Abstract
This article provides a simulation on how the countercyclical capital buffer designed in the Basel III package could impact on bank lending. It finds that the buffer could help to reduce credit growth during booms and attenuate the credit contraction once it is released. This would help to dampen procyclicality in addition to the beneficial effects of higher capital levels in terms of higher banking sector resilience to shocks.
Acknowledgements
We thank Claudio Borio, David Marqués-Ibanez, Gabriel Jimenez, Jesus Saurina, Carlos Trucharte and Kostas Tsatsaronis for useful comments and discussions. The opinions expressed in this article are those of the authors and do not necessarily reflect those of the Bank for International Settlements (BIS).
Notes
1For the countercyclical capital buffer to have an effect on supplied lending two conditions have to hold. First, the increase in target capital should reduce the excess capital to a level that threatens to breach the minimum capital requirements, generating a cost for the intermediary. Since capital requirements are linked to the amount of credit outstanding, a cut in lending could soft this constraint. By contrast, if the bank has truly excess capital, the drop can be absorbed without any consequence for lending. Second, equity and other sources of funding should be imperfect substitutes, with equity being relatively more costly. This means that banks tend to economize on capital and they do not have too much capital in excess of what the regulator (or the market) requires. It also means that the additional cost will act as a further drag on lending (Cornett and Tehranian, Citation1994).

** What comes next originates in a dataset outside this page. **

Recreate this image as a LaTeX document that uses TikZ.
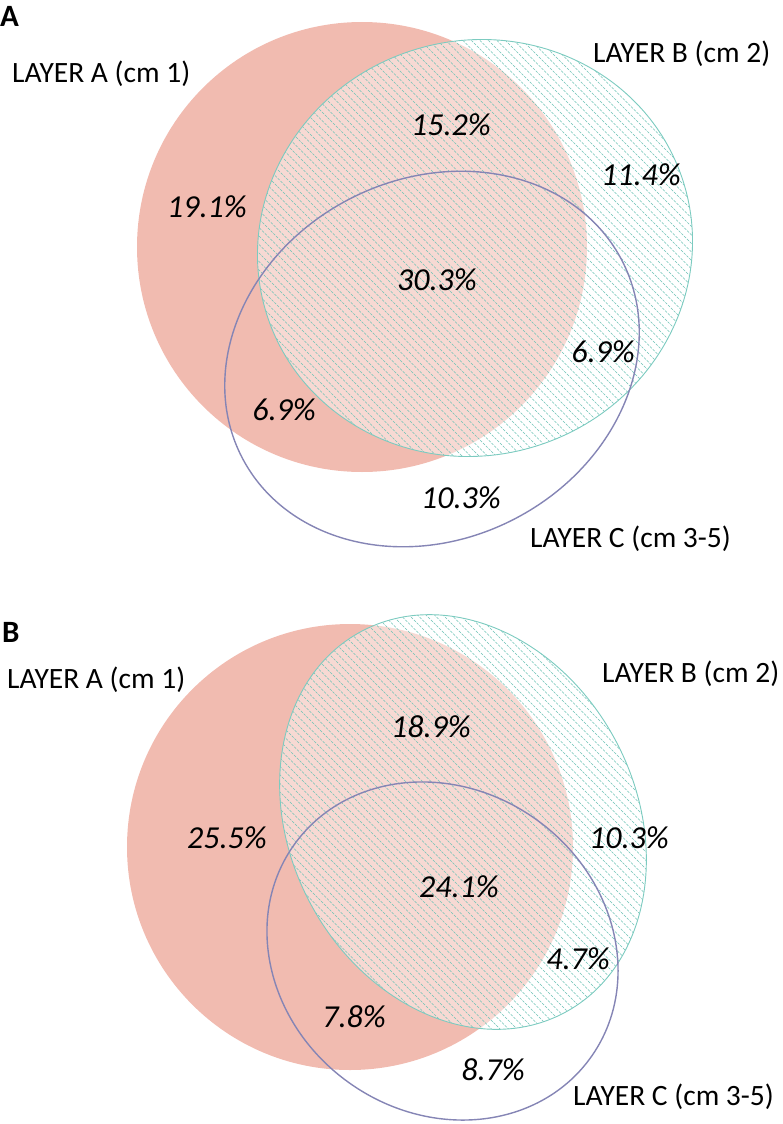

2 The simulations capture only the effects of the countercyclical capital buffer on bank lending. Angelini et al. (Citation2011) also show that introducing such a countercyclical capital buffer can in general reduce the variability of the output. By using three Dynamic Stochastic General Equilibrium (DSGE) models featuring bank capital (one for the United States and two for the Euro Area) they find that in the case of a technology shock the new countercyclical capital buffer reduces the SD of output relative to the baseline (where no capital buffer is in place) by around 20%.